Why it’s important to question your doctor
Over the past several years, my husband has been under the care of an endocrinologist for the treatment of diabetes. My husband’s overall cholesterol level is good, but his LDL/HDL ratio is not, so at almost every visit, the Dr. has tried to sway him to utilize a statin medication.
What is a statin?
Statins are usually used to lower cholesterol.They work by blocking the body’s ability to produce cholesterol and by helping your body reabsorb plaque that has built up on the artery walls, hopefully preventing additional blockage in the artery and thus preventing heart attacks. However, the use of statins does not come without side effects, which may include depression, muscle pain and weakness, neuropathy, heart failure, dizziness, cognitive impairment, cancer, pancreatitis and liver damage). According to the National Health Alliance, “a recent study shows that the statin drug simvastatin, which the government is advocating we take to lower cholesterol levels, actually weakens our immune system and makes it difficult to fight off bacterial infections.” and that high cholesterol actually protects us against infection!
Now, getting back to my story:
At our first visit, we questioned the Dr. at length about the source of the clinical studies on which he based his recommendation, we felt that the potential risks involved by far outweighed the KNOWN benefits of the drug for a man his age. At almost every visit, my husband listened to the recommendation for a statin drug, but walked away without taking the Rx. A few months ago, my husband was seen by a Nurse Practitioner (NP) instead of by the Doctor.
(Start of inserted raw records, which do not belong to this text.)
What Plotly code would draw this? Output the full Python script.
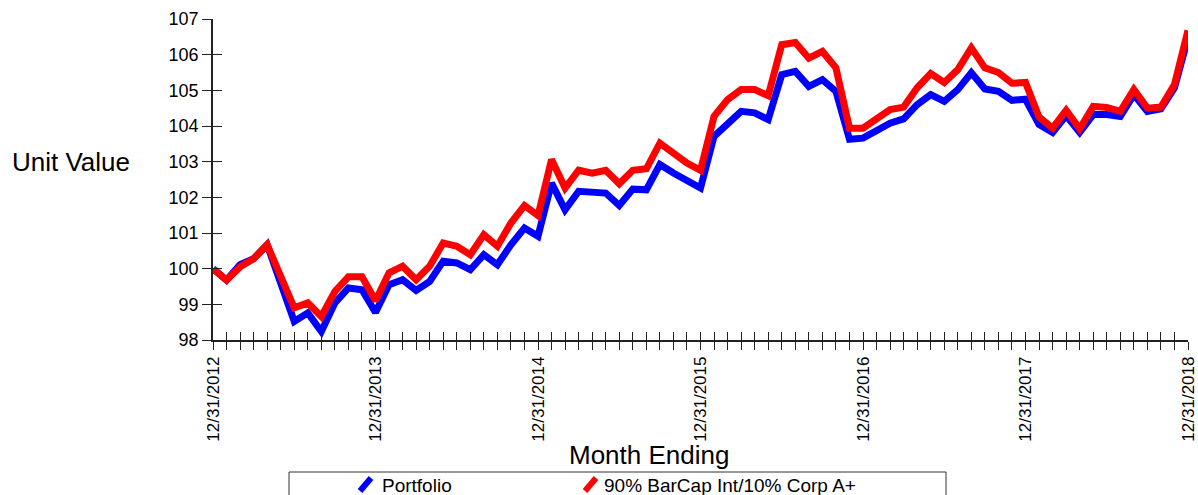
import pandas as pd
import plotly.graph_objects as go

# Month-end dates, 12/31/2012 through 12/31/2018
months = pd.date_range("2012-12-31", periods=73, freq="ME").strftime("%m/%d/%Y").tolist()

# Unit values (start = 100)
portfolio = [100.00, 99.68, 100.11, 100.28, 100.67, 99.64, 98.52, 98.76, 98.24, 99.04, 99.46, 99.41, 98.77,
             99.55, 99.69, 99.39, 99.64, 100.21, 100.16, 99.97, 100.39, 100.11, 100.67, 101.14, 100.91,
             102.40, 101.65, 102.17, 102.14, 102.12, 101.77, 102.23, 102.21, 102.92, 102.68, 102.45, 102.26,
             103.71, 104.08, 104.41, 104.37, 104.18, 105.44, 105.53, 105.11, 105.30, 104.97, 103.63, 103.66,
             103.85, 104.08, 104.20, 104.60, 104.88, 104.69, 105.02, 105.49, 105.04, 104.97, 104.72, 104.75,
             104.04, 103.82, 104.29, 103.82, 104.32, 104.32, 104.27, 104.88, 104.41, 104.48, 105.07, 106.47]

benchmark = [100.00, 99.68, 100.05, 100.28, 100.67, 99.78, 98.90, 99.04, 98.66, 99.36, 99.77, 99.77, 99.10,
             99.88, 100.07, 99.69, 100.07, 100.72, 100.63, 100.39, 100.95, 100.63, 101.28, 101.77, 101.49,
             103.06, 102.26, 102.76, 102.68, 102.76, 102.38, 102.76, 102.80, 103.52, 103.24, 102.96, 102.76,
             104.27, 104.74, 105.02, 105.02, 104.85, 106.28, 106.34, 105.90, 106.09, 105.63, 103.94, 103.94,
             104.18, 104.46, 104.53, 105.07, 105.47, 105.22, 105.58, 106.19, 105.63, 105.50, 105.20, 105.22,
             104.25, 103.94, 104.44, 103.92, 104.55, 104.52, 104.41, 105.02, 104.50, 104.53, 105.16, 106.68]

series_names = ["Portfolio", "90% BarCap Int/10% Corp A+"]
series_colors = ["#0000FF", "#FF0000"]

y_ticks = list(range(98, 108))
x_ticktext = [m if i % 12 == 0 else "" for i, m in enumerate(months)]

W, H = 1198, 495
L, R, T, B = 213, 10, 19, 155
PW, PH = W - L - R, H - T - B


def px_x(px):
    return (px - L) / PW


def px_y(py):
    return (H - B - py) / PH


FONT = "Liberation Sans, Arial, sans-serif"
AXIS_COLOR = "#222222"

fig = go.Figure()
# empty trace so the companion (crossing-tick) axes get rendered
fig.add_trace(go.Scatter(x=[], y=[], xaxis="x2", yaxis="y2", showlegend=False, hoverinfo="skip"))
for vals, name, color in zip([portfolio, benchmark], series_names, series_colors):
    fig.add_trace(go.Scatter(x=months, y=vals, mode="lines", name=name,
                             line=dict(color=color, width=7), showlegend=False))

fig.update_layout(
    width=W, height=H,
    margin=dict(l=L, r=R, t=T, b=B, autoexpand=False),
    paper_bgcolor="white", plot_bgcolor="white",
    font=dict(family=FONT, color="black"),
    xaxis=dict(type="category", range=[0, len(months) - 1], tickmode="array",
               tickvals=months, ticktext=x_ticktext, tickangle=-90,
               ticks="outside", ticklen=8, tickcolor=AXIS_COLOR, tickwidth=1,
               showline=True, linecolor=AXIS_COLOR, linewidth=1.5,
               showgrid=False, zeroline=False, tickfont=dict(size=17)),
    yaxis=dict(range=[98, 107], tickmode="array", tickvals=y_ticks,
               ticks="outside", ticklen=9, tickcolor=AXIS_COLOR, tickwidth=1,
               showline=True, linecolor=AXIS_COLOR, linewidth=1.5,
               showgrid=False, zeroline=False, tickfont=dict(size=18)),
    # companion axes supplying the inner half of each crossing tick
    xaxis2=dict(overlaying="x", anchor="y2", range=[0, len(months) - 1],
                tickmode="array", tickvals=list(range(len(months))),
                ticks="inside", ticklen=8, tickcolor=AXIS_COLOR, tickwidth=1,
                showticklabels=False, showline=False, showgrid=False, zeroline=False),
    yaxis2=dict(overlaying="y", anchor="x2", range=[98, 107], tickmode="array",
                tickvals=y_ticks, ticks="inside", ticklen=9, tickcolor=AXIS_COLOR, tickwidth=1,
                showticklabels=False, showline=False, showgrid=False, zeroline=False),
)

# Axis titles
fig.add_annotation(text="Unit Value", xref="paper", yref="paper", x=px_x(71), y=px_y(162),
                   xanchor="center", yanchor="middle", showarrow=False, font=dict(size=26))
fig.add_annotation(text="Month Ending", xref="paper", yref="paper", x=px_x(649), y=px_y(455),
                   xanchor="center", yanchor="middle", showarrow=False, font=dict(size=26))

# Legend box with slanted swatches
fig.add_shape(type="rect", xref="paper", yref="paper", x0=px_x(289), x1=px_x(946),
              y0=px_y(472), y1=px_y(520), line=dict(color="#333333", width=1), layer="above")
legend_items = [(360, 380, series_names[0], series_colors[0]),
                (585, 602, series_names[1], series_colors[1])]
for sx, tx, name, color in legend_items:
    fig.add_shape(type="line", xref="paper", yref="paper",
                  x0=px_x(sx), y0=px_y(491), x1=px_x(sx + 11), y1=px_y(478),
                  line=dict(color=color, width=6))
    fig.add_annotation(text=name, xref="paper", yref="paper", x=px_x(tx), y=px_y(485),
                       xanchor="left", yanchor="middle", showarrow=False, font=dict(size=19))

fig.write_html("out.html")
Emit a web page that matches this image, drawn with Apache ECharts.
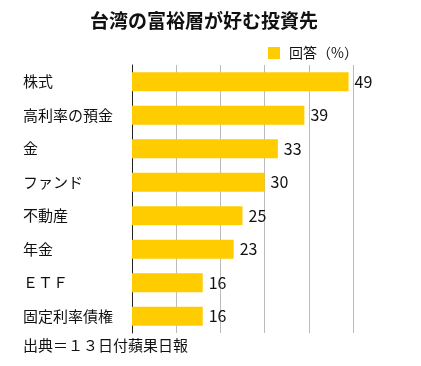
<!DOCTYPE html>
<html><head><meta charset="utf-8">
<script src="https://cdn.jsdelivr.net/npm/echarts@6/dist/echarts.min.js"></script>
<style>html,body{margin:0;padding:0;background:#fff}#c{width:421px;height:366px}</style>
</head><body><div id="c"></div>
<script>
const categories = ['株式','高利率の預金','金','ファンド','不動産','年金','ＥＴＦ','固定利率債権'];
const values = [49,39,33,30,25,23,16,16];
const seriesName = '回答（%）';
const titleText = '台湾の富裕層が好む投資先';
const sourceText = '出典＝１３日付蘋果日報';
const FONT = '"Noto Sans CJK JP", "Noto Sans", sans-serif';

const chart = echarts.init(document.getElementById('c'));
chart.setOption({
  animation: false,
  backgroundColor: '#fff',
  textStyle: {fontFamily: FONT},
  title: {
    text: titleText, left: 199, top: 6, textAlign: 'center',
    textStyle: {fontSize: 19, fontWeight: 'bold', color: '#111', fontFamily: FONT}
  },
  legend: {
    data: [seriesName], left: 263, top: 41, itemWidth: 12, itemHeight: 12, itemGap: 10,
    icon: 'rect',
    textStyle: {fontSize: 14, color: '#111', fontFamily: FONT, padding: [0,0,0,4]}
  },
  grid: {left: 132, right: 68, top: 65, bottom: 33},
  xAxis: {
    type: 'value', min: 0, max: 50, interval: 10,
    axisLabel: {show: false}, axisLine: {show: false}, axisTick: {show: false},
    splitLine: {lineStyle: {color: '#bbbbbb', width: 1}}
  },
  yAxis: {
    type: 'category', data: categories, inverse: true,
    axisLine: {show: true, lineStyle: {color: '#222', width: 1}},
    axisTick: {show: false},
    axisLabel: {align: 'left', margin: 109, fontSize: 15, color: '#111', fontFamily: FONT}
  },
  series: [{
    name: seriesName, type: 'bar', data: values, barCategoryGap: '43%',
    itemStyle: {color: '#FFCC00'},
    label: {show: true, position: 'right', distance: 6, fontSize: 16, color: '#111', fontFamily: FONT}
  }],
  graphic: [{
    type: 'text', left: 23, top: 338,
    style: {text: sourceText, fontSize: 15, fill: '#111', fontFamily: FONT}
  }]
});
</script></body></html>
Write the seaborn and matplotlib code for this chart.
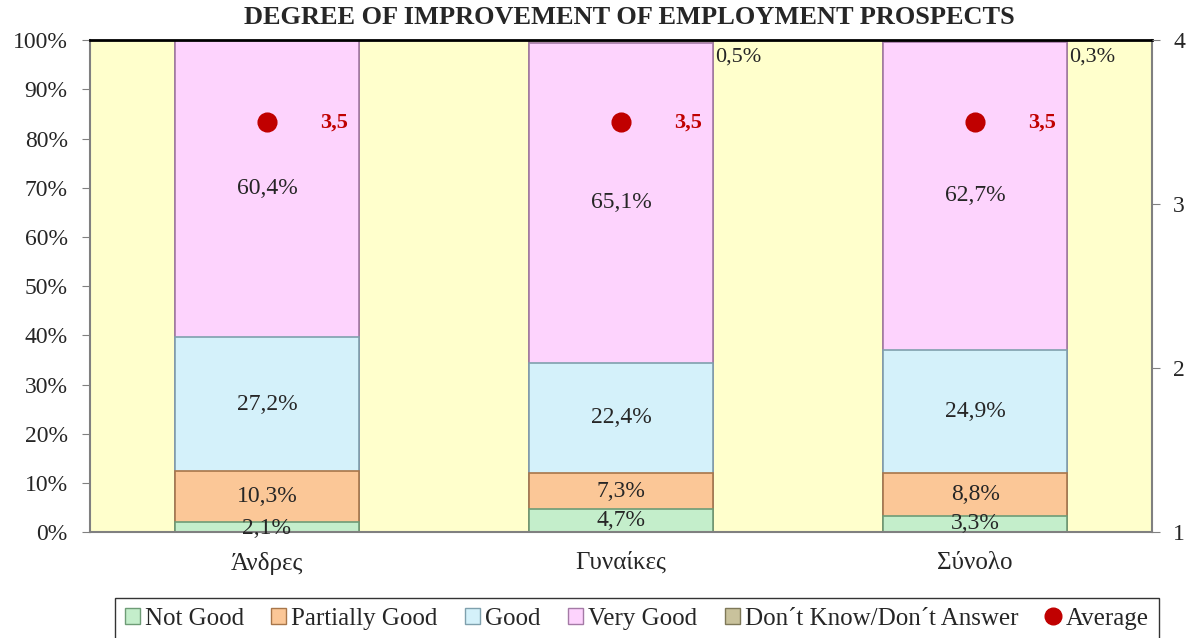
import numpy as np
import pandas as pd
import matplotlib
matplotlib.use('Agg')
import matplotlib.pyplot as plt
from matplotlib.lines import Line2D
from matplotlib.patches import Patch
import seaborn as sns

groups = ['Άνδρες', 'Γυναίκες', 'Σύνολο']
levels = ['Not Good', 'Partially Good', 'Good', 'Very Good', 'Don\u00b4t Know/Don\u00b4t Answer']
not_good = [2.1, 4.7, 3.3]
partially_good = [10.3, 7.3, 8.8]
good = [27.2, 22.4, 24.9]
very_good = [60.4, 65.1, 62.7]
dont_know = [0.0, 0.5, 0.3]
average = [3.5, 3.5, 3.5]

colors = ['#C4EECB', '#FBC797', '#D4F1FA', '#FDD3FD', '#C9C29C']
edge_colors = ['#6E9C76', '#A8764A', '#7FA0AD', '#A47AA6', '#7E7858']
bg = '#FFFFCC'

sns.set_style('white')
plt.rcParams['font.family'] = ['Liberation Serif', 'DejaVu Serif']

series = [not_good, partially_good, good, very_good, dont_know]
df = pd.DataFrame({'group': groups})
for name, vals in zip(levels, series):
    df[name] = vals
cum = df[levels].cumsum(axis=1)

fig = plt.figure(figsize=(11.99, 6.38), dpi=100)
ax = fig.add_axes([0.075, 0.166, 0.886, 0.771])
ax.set_facecolor(bg)

# draw cumulative heights from the top segment down so each overdraws the next
for i in range(len(levels) - 1, -1, -1):
    sns.barplot(x=df['group'], y=cum[levels[i]], color=colors[i], width=0.52,
                edgecolor=edge_colors[i], linewidth=1.2, saturation=1, ax=ax)

ax.set_ylim(0, 100)
ax.set_xlim(-0.5, 2.5)
ax.set_yticks(np.arange(0, 101, 10))
ax.set_yticklabels([f'{v}%' for v in range(0, 101, 10)], fontsize=17)
ax.set_xticks(range(3))
ax.set_xticklabels(groups, fontsize=18)
ax.set_xlabel('')
ax.set_ylabel('')
ax.tick_params(axis='x', length=0, pad=14)
ax.set_xticks([-0.5, 0.5, 1.5, 2.5], minor=True)
ax.tick_params(axis='x', which='minor', length=6, color='#808080', direction='out')
ax.tick_params(axis='y', length=6, color='#808080', direction='out', left=True, pad=10)

for side in ['left', 'right', 'bottom']:
    ax.spines[side].set_color('#808080')
    ax.spines[side].set_linewidth(1.5)
ax.spines['top'].set_color('black')
ax.spines['top'].set_linewidth(2)

# segment labels
for i, g in enumerate(groups):
    base = 0
    for j, name in enumerate(levels[:4]):
        v = df.loc[i, name]
        y = base + v / 2
        if v < 3:
            y = base + v / 2 - 0.4
        ax.text(i, y, f'{v:.1f}%'.replace('.', ','), ha='center', va='center', fontsize=17)
        base += v
    dk = df.loc[i, levels[4]]
    if dk > 0:
        ax.text(i + 0.265, 96.6, f'{dk:.1f}%'.replace('.', ','), ha='left', va='center', fontsize=16)

# secondary axis with the average score
ax2 = ax.twinx()
ax2.set_ylim(1, 4)
ax2.set_yticks([1, 2, 3, 4])
ax2.set_yticklabels(['1', '2', '3', '4'], fontsize=17)
ax2.tick_params(axis='y', length=6, color='#808080', direction='out', pad=9)
for side in ['left', 'right', 'bottom', 'top']:
    ax2.spines[side].set_visible(False)
sns.scatterplot(x=np.arange(3), y=average, color='#C00000', s=180, edgecolor='#C00000',
                zorder=5, ax=ax2, legend=False)
for i, a in enumerate(average):
    ax2.text(i + 0.19, a, f'{a:.1f}'.replace('.', ','), color='#C00000', fontweight='bold',
             ha='center', va='center', fontsize=16)
ax2.set_xlim(-0.5, 2.5)

fig.text(0.525, 0.972, 'DEGREE OF IMPROVEMENT OF EMPLOYMENT PROSPECTS', ha='center', va='center',
         fontsize=19, fontweight='bold')

handles = [Patch(facecolor=c, edgecolor=e) for c, e in zip(colors, edge_colors)]
handles.append(Line2D([], [], marker='o', color='none', markerfacecolor='#C00000',
                      markeredgecolor='#C00000', markersize=12))
leg = fig.legend(handles, levels + ['Average'], loc='lower center', bbox_to_anchor=(0.531, -0.022),
                 ncol=6, fontsize=18, frameon=True, fancybox=False, handlelength=0.6,
                 handleheight=0.6, handletextpad=0.2, columnspacing=1.1, borderpad=0.4)
leg.get_frame().set_edgecolor('black')
leg.get_frame().set_linewidth(1)

fig.savefig('out.png', dpi=100)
The NP was very patient in answering all of our questions. We asked her about the use of Red Yeast Rice or Niacin in lieu of a statin. She said that she has seen positive results from both and suggested that he try the Red Yeast Rice first and if that did not help, that he try the Niacin.
Last month, the Dr. was still recommending the use of a statin medication. We asked him if it would not be wise for my husband to try Niacin instead, as we had previously discussed with the NP, and he looked at the latest lab results before answering. I must say that I was quite surprised at his response:
He said that he usually prescribes statins to his diabetic patients because it is believed that the statins reduce the risk of coronary disease. However, in my husband’s case, the statins wouldn’t work. In fact, Niacin would be a better option.
He further explained that the reason he recommends niacin instead of a statin is because, in his case the bad cholesterol is fine but the good cholesterol is low. So why did he not recommend niacin earlier?
What if we had never asked?
By the way, when someone begins to take a statin, he/she will probably take the medication for LIFE. Imagine the economic implications associated with this – for both the patient and the pharmaceutical companies. More about this later…
*Note – My husband has graciously given me permission to write about him on this very important topic.